All technical communication is done with a particular end in mind. The purpose is usually to facilitate the communication of ideas and concepts to the audience.
The importance of the audience is in the notion that meaning is derived from the audience interpretation of a piece of work. For example, if the worker in a bank were
not properly posting deposits to accounts, someone would write the procedure so these workers might have the correct procedure. The person who is writing the transferring
knowledge from the person who knows to the person who needs to know. This is the basic definition of Technical communication.
The most commonly used form of technical communication is technical writing. Example of technical writing include: project proposals, technical manuals and users guides.
A user guide for an electronic device typically includes diagrams along with detailed textual explanations.

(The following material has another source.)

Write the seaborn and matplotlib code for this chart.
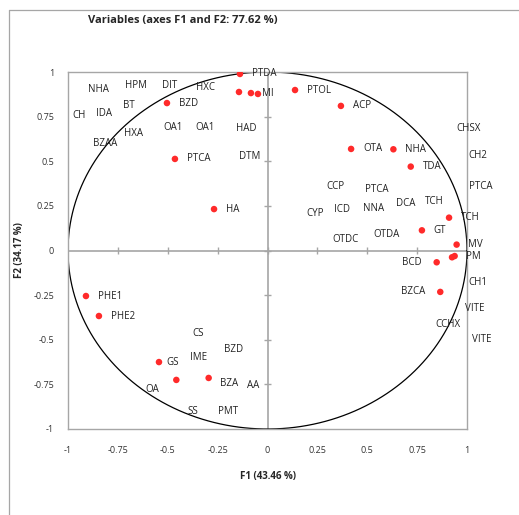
import numpy as np
import pandas as pd
import matplotlib
matplotlib.use("Agg")
import matplotlib.pyplot as plt
import seaborn as sns
from matplotlib.lines import Line2D

# Loadings of the variables shown as points (F1, F2)
point_f1 = [-0.138, -0.143, -0.083, -0.048, -0.504, 0.138, 0.368, -0.464, -0.268,
            0.419, 0.631, 0.718, 0.910, 0.774, 0.948, 0.925, 0.938, 0.848, 0.866,
            -0.910, -0.845, -0.544, -0.457, -0.295]
point_f2 = [0.989, 0.888, 0.882, 0.877, 0.826, 0.899, 0.810, 0.513, 0.232,
            0.569, 0.567, 0.470, 0.184, 0.113, 0.033, -0.038, -0.031, -0.066, -0.232,
            -0.255, -0.367, -0.625, -0.725, -0.714]
point_names = ["PTDA", "", "", "MI", "BZD", "PTOL", "ACP", "PTCA", "HA",
               "OTA", "NHA", "TDA", "TCH", "GT", "MV", "", "PM", "BCD", "BZCA",
               "PHE1", "PHE2", "GS", "", "BZA"]

# Variable names printed without a marker (F1, F2)
free_names = ["NHA", "HPM", "DIT", "HXC", "CH", "IDA", "BT", "HXA", "BZAA", "OA1", "OA1",
              "HAD", "DTM", "CCP", "PTCA", "CYP", "ICD", "NNA", "DCA", "TCH", "OTDC", "OTDA",
              "CHSX", "CH2", "PTCA", "CH1", "VITE", "CCHX", "VITE",
              "CS", "BZD", "IME", "AA", "OA", "SS", "PMT"]
free_f1 = [-0.848, -0.659, -0.489, -0.312, -0.945, -0.818, -0.694, -0.673, -0.815, -0.472, -0.313,
           -0.109, -0.088, 0.343, 0.547, 0.238, 0.372, 0.531, 0.694, 0.835, 0.393, 0.594,
           1.007, 1.054, 1.069, 1.054, 1.040, 0.906, 1.074,
           -0.347, -0.168, -0.347, -0.071, -0.577, -0.372, -0.196]
free_f2 = [0.903, 0.925, 0.925, 0.914, 0.757, 0.769, 0.811, 0.657, 0.601, 0.690, 0.690,
           0.681, 0.529, 0.358, 0.339, 0.208, 0.227, 0.236, 0.264, 0.272, 0.059, 0.092,
           0.681, 0.535, 0.357, -0.178, -0.324, -0.412, -0.498,
           -0.464, -0.552, -0.600, -0.757, -0.776, -0.903, -0.903]

ticks = [-1, -0.75, -0.5, -0.25, 0, 0.25, 0.5, 0.75, 1]
tick_labels = ["-1", "-0.75", "-0.5", "-0.25", "0", "0.25", "0.5", "0.75", "1"]

sns.set_style("white")
plt.rcParams["font.family"] = ["Open Sans", "DejaVu Sans"]

df = pd.DataFrame({"F1": point_f1, "F2": point_f2, "name": point_names})

fig = plt.figure(figsize=(5.19, 5.15), dpi=100)
ax = fig.add_axes([68 / 519, 1 - 429 / 515, 399 / 519, 357 / 515])

# outer frame of the chart area
fig.add_artist(Line2D([9 / 519, 9 / 519], [0, 1 - 10 / 515], color="#a6a6a6", lw=0.9))
fig.add_artist(Line2D([9 / 519, 1], [1 - 10 / 515, 1 - 10 / 515], color="#a6a6a6", lw=0.9))

# zero axes with small ticks
ax.axhline(0, color="#a6a6a6", lw=1.2, zorder=1)
ax.axvline(0, color="#a6a6a6", lw=1.2, zorder=1)
ax.vlines([t for t in ticks if t not in (-1, 1)], -0.02, 0.02, color="#a6a6a6", lw=1.0)
ax.hlines([t for t in ticks if t not in (-1, 1)], -0.02, 0.02, color="#a6a6a6", lw=1.0)

# correlation circle
theta = np.linspace(0, 2 * np.pi, 400)
ax.plot(np.cos(theta), np.sin(theta), color="black", lw=0.9, zorder=2)

sns.scatterplot(data=df, x="F1", y="F2", color="#ff2a2a", s=22, edgecolor="none",
                ax=ax, zorder=3)

for _, r in df.iterrows():
    if not r["name"]:
        continue
    if r["name"] in ("BCD", "BZCA"):
        off, ha = (-11, 0), "right"
    elif r["name"] == "MI":
        off, ha = (3, 0), "left"
    elif r["name"] == "GS":
        off, ha = (5, 0), "left"
    elif r["name"] == "BZA":
        off, ha = (8, -4), "left"
    else:
        off, ha = (8.5, 0), "left"
    ax.annotate(r["name"], (r["F1"], r["F2"]), xytext=off, textcoords="offset points",
                ha=ha, va="center", fontsize=7, color="#222222")

for name, x, y in zip(free_names, free_f1, free_f2):
    ax.text(x, y, name, ha="center", va="center", fontsize=7, color="#222222",
            clip_on=False)

ax.set_xlim(-1, 1)
ax.set_ylim(-1, 1)
ax.set_xticks(ticks)
ax.set_xticklabels(tick_labels)
ax.set_yticks(ticks)
ax.set_yticklabels(tick_labels)
ax.tick_params(length=0, labelsize=6.5, colors="#333333")
ax.tick_params(axis="x", pad=12)
ax.tick_params(axis="y", pad=10)
for s in ax.spines.values():
    s.set_color("#a6a6a6")
    s.set_linewidth(1.0)

ax.set_xlabel("F1 (43.46 %)", fontsize=7, fontweight="bold", labelpad=12)
ax.set_ylabel("F2 (34.17 %)", fontsize=7, fontweight="bold", labelpad=6)
fig.text(88 / 519, 1 - 20 / 515, "Variables (axes F1 and F2: 77.62 %)", fontsize=8,
         fontweight="bold", ha="left", va="center")

fig.savefig("out.png", dpi=100)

The identification of audience will affect many aspects of communication, from word selection and graphics usage to style and organization. A non-technical audience will not
understand, or worse yet, even read a document that is heavy with jargon. Busy audiences will not have time to read an entire document, so content must be organized for ease of searching,
for example by the frequent inclusion of headers, white space and other cues that guide attention.

Collecting Information:

The next step is to collect information needed for accomplishing the stated purpose. Information may be collected via primary research, where the technical communicator
conducts research first-hand and secondary research, where work published by another person is used as an information source.